How are people dealing with multiple selection in a sorted TableListBox?

Jules what do I do with the sort? I’m kind of stuck…unsure how to proceed

Maybe before sorting, set a ‘selected’ flag in each of your source items, based on the state of the SparseSet. Then sort them. Then reverse the process and create a new SparseSet from the new order.

Can’t really think of a better way than that…

I would really love it if the ListBox and TableListBox were refactored so that everything that deals with the selection passed through a tight set of overridable virtual members and I could provide my own implementation…

Remapping the SparseSet on a sort is really not an option, Sometimes a stream of fresh data is added to the list once per second and if there’s both a sort, and a selection, this will get ugly really fast.

Using a BigInteger and 1 bit per row to indicate the selected status is even worse for this…

Instead of calling the ListBoxModel with a SparseSet, it would be nice if the model had to call the ListBox to retrieve the SparseSet (i.e. listBox.getSelectedRowSet()) this way in my model I would not call that routine I would call my own functions that implement the constant-time selection algorithms.

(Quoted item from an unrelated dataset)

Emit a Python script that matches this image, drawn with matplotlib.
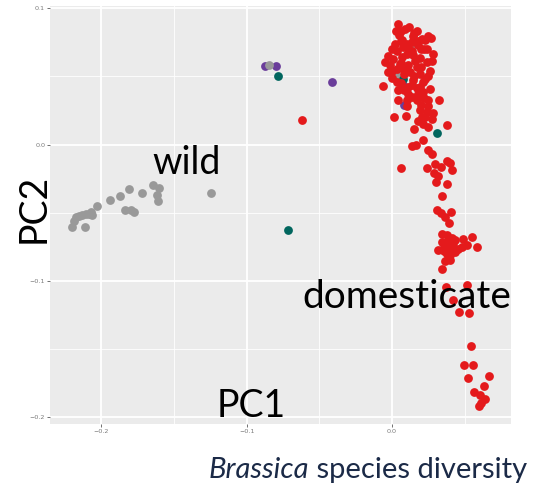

Yeah, I hear you. If you want to suggest a sensible interface for doing that, am happy to discuss it.

Consider the benefits of this alternative implementation of selections:

  • The model provides a small amount of storage associated with each logical row
  • Each logical row is initialized with an integer ‘selection timestamp’ = 0
  • The list has an integer ‘selection timestamp’ = 1
  • List has a boolean ‘invert’ indicating if the selection is inverted

A row is considered selected if

  • row timestamp equals list timestamp, and invert == false, OR
  • row timestamp does not equal list timestamp and invert == true

To add rows to the selection:

  • set row timestamp = list timestamp if invert == false OR
  • set row timestamp = 0 if invert == true

To remove a row from the selection

  • set row timestamp = 0 if invert == false OR
  • set row timestamp = list timestamp if invert == true

To deselect all rows:

  • increment list timestamp, set invert == false

To select all rows

  • increment list timestamp, set invert == true

To invert the selection:

  • set invert = ! invert

How to iterate over rows? Maintain a doubly linked list using the per-row storage. When invert == true there is a little extra trickery needed but its straightforward (the list becomes the list of rows to skip, and must be sorted first).

Advantage of this algorithm:

* All operations execute in constant time regardless of list size (HOLY SCHITTE!!!)
* The selection is preserved after a sort

Disadvantage:

  • Requires refactoring of ListBox and TableListBox
  • Passing a copy of the selected rows does not execute in O(1) time (have to build the SparseSet at that point)

This technique is not perfectly suitable for general use so it wouldn’t be ideal to throw out the SparseSet implementation, but it would be incredibly convenient to have them both available, that is why I suggest a refactoring.

I have a feeling you will like this technique :slight_smile:

Okay well then I will fork my own copy of ListBox and TableListBox and move forward and see what I can do

I’m traveling for the week so no progress on this but two things come to mind:

  1. Seems like you’ve already neatly grouped all of the selection operations together in a small set of member functions on ListBox. I think just making those routines virtual would be 90% of the work

  2. I think that any change is going to have to combine sorting and selection into one interface, for the simple reason that when the sort changes, without knowledge of the sort, any selection method is going to have to perform some kind of expensive remapping operation.